(Written exercise)
Exactly repeat the material, dropping every picture from the copy.

(Provided material)

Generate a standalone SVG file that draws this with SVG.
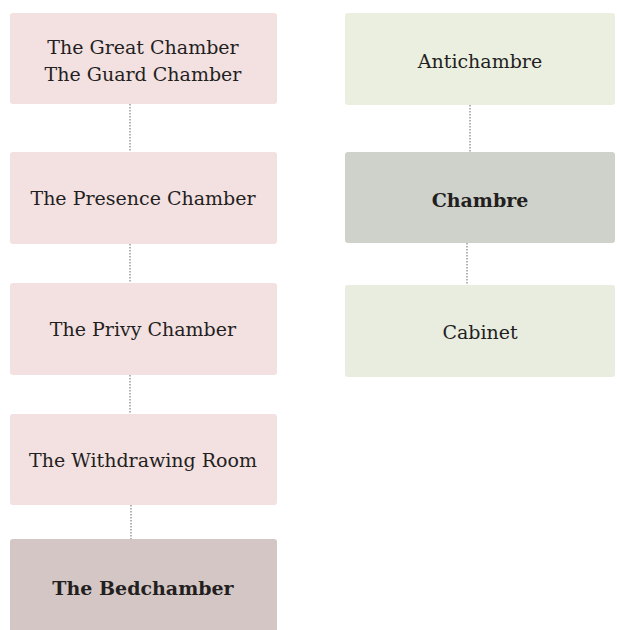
<svg xmlns="http://www.w3.org/2000/svg" width="617" height="630" viewBox="0 0 617 630">
<style>
.t{font-family:"DejaVu Serif","Liberation Serif",serif;font-size:19px;fill:#231f1f;text-anchor:middle}
.b{font-weight:bold}
.c{stroke:#9a9a9a;stroke-width:1.5;stroke-dasharray:1.5 1.5;fill:none}
</style>
<rect width="617" height="630" fill="#ffffff"/>
<g id="connectors">
<line class="c" x1="130" y1="104" x2="130" y2="152"/>
<line class="c" x1="130" y1="244" x2="130" y2="283"/>
<line class="c" x1="130" y1="375" x2="130" y2="414"/>
<line class="c" x1="131" y1="505" x2="131" y2="539"/>
<line class="c" x1="470" y1="105" x2="470" y2="152"/>
<line class="c" x1="467" y1="243" x2="467" y2="285"/>
</g>
<g id="great"><rect x="10" y="13" width="267" height="91" rx="3" fill="#f3e0e0"/>
<text class="t" x="143" y="54">The Great Chamber</text><text class="t" x="143" y="81">The Guard Chamber</text></g>
<g id="presence"><rect x="10" y="152" width="267" height="92" rx="3" fill="#f3e0e0"/>
<text class="t" x="143" y="205">The Presence Chamber</text></g>
<g id="privy"><rect x="10" y="283" width="267" height="92" rx="3" fill="#f3e0e0"/>
<text class="t" x="143" y="336">The Privy Chamber</text></g>
<g id="withdrawing"><rect x="10" y="414" width="267" height="91" rx="3" fill="#f3e0e0"/>
<text class="t" x="143" y="467">The Withdrawing Room</text></g>
<g id="bedchamber"><rect x="10" y="539" width="267" height="95" rx="3" fill="#d3c6c4"/>
<text class="t b" x="143" y="595">The Bedchamber</text></g>
<g id="antichambre"><rect x="345" y="13" width="270" height="92" rx="3" fill="#ebefe0"/>
<text class="t" x="480" y="68">Antichambre</text></g>
<g id="chambre"><rect x="345" y="152" width="270" height="91" rx="3" fill="#cfd2ca"/>
<text class="t b" x="480" y="207">Chambre</text></g>
<g id="cabinet"><rect x="345" y="285" width="270" height="92" rx="3" fill="#e9eddf"/>
<text class="t" x="480" y="339">Cabinet</text></g>
</svg>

(Answer to this task)
Generate a standalone SVG file that draws this with SVG.
<svg xmlns="http://www.w3.org/2000/svg" width="617" height="630" viewBox="0 0 617 630">
<style>
.t{font-family:"DejaVu Serif","Liberation Serif",serif;font-size:19px;fill:#231f1f;text-anchor:middle}
.b{font-weight:bold}
.c{stroke:#9a9a9a;stroke-width:1.5;stroke-dasharray:1.5 1.5;fill:none}
</style>
<rect width="617" height="630" fill="#ffffff"/>
<g id="connectors">
<line class="c" x1="130" y1="104" x2="130" y2="152"/>
<line class="c" x1="130" y1="244" x2="130" y2="283"/>
<line class="c" x1="130" y1="375" x2="130" y2="414"/>
<line class="c" x1="131" y1="505" x2="131" y2="539"/>
<line class="c" x1="470" y1="105" x2="470" y2="152"/>
<line class="c" x1="467" y1="243" x2="467" y2="285"/>
</g>
<g id="great"><rect x="10" y="13" width="267" height="91" rx="3" fill="#f3e0e0"/>
<text class="t" x="143" y="54">The Great Chamber</text><text class="t" x="143" y="81">The Guard Chamber</text></g>
<g id="presence"><rect x="10" y="152" width="267" height="92" rx="3" fill="#f3e0e0"/>
<text class="t" x="143" y="205">The Presence Chamber</text></g>
<g id="privy"><rect x="10" y="283" width="267" height="92" rx="3" fill="#f3e0e0"/>
<text class="t" x="143" y="336">The Privy Chamber</text></g>
<g id="withdrawing"><rect x="10" y="414" width="267" height="91" rx="3" fill="#f3e0e0"/>
<text class="t" x="143" y="467">The Withdrawing Room</text></g>
<g id="bedchamber"><rect x="10" y="539" width="267" height="95" rx="3" fill="#d3c6c4"/>
<text class="t b" x="143" y="595">The Bedchamber</text></g>
<g id="antichambre"><rect x="345" y="13" width="270" height="92" rx="3" fill="#ebefe0"/>
<text class="t" x="480" y="68">Antichambre</text></g>
<g id="chambre"><rect x="345" y="152" width="270" height="91" rx="3" fill="#cfd2ca"/>
<text class="t b" x="480" y="207">Chambre</text></g>
<g id="cabinet"><rect x="345" y="285" width="270" height="92" rx="3" fill="#e9eddf"/>
<text class="t" x="480" y="339">Cabinet</text></g>
</svg>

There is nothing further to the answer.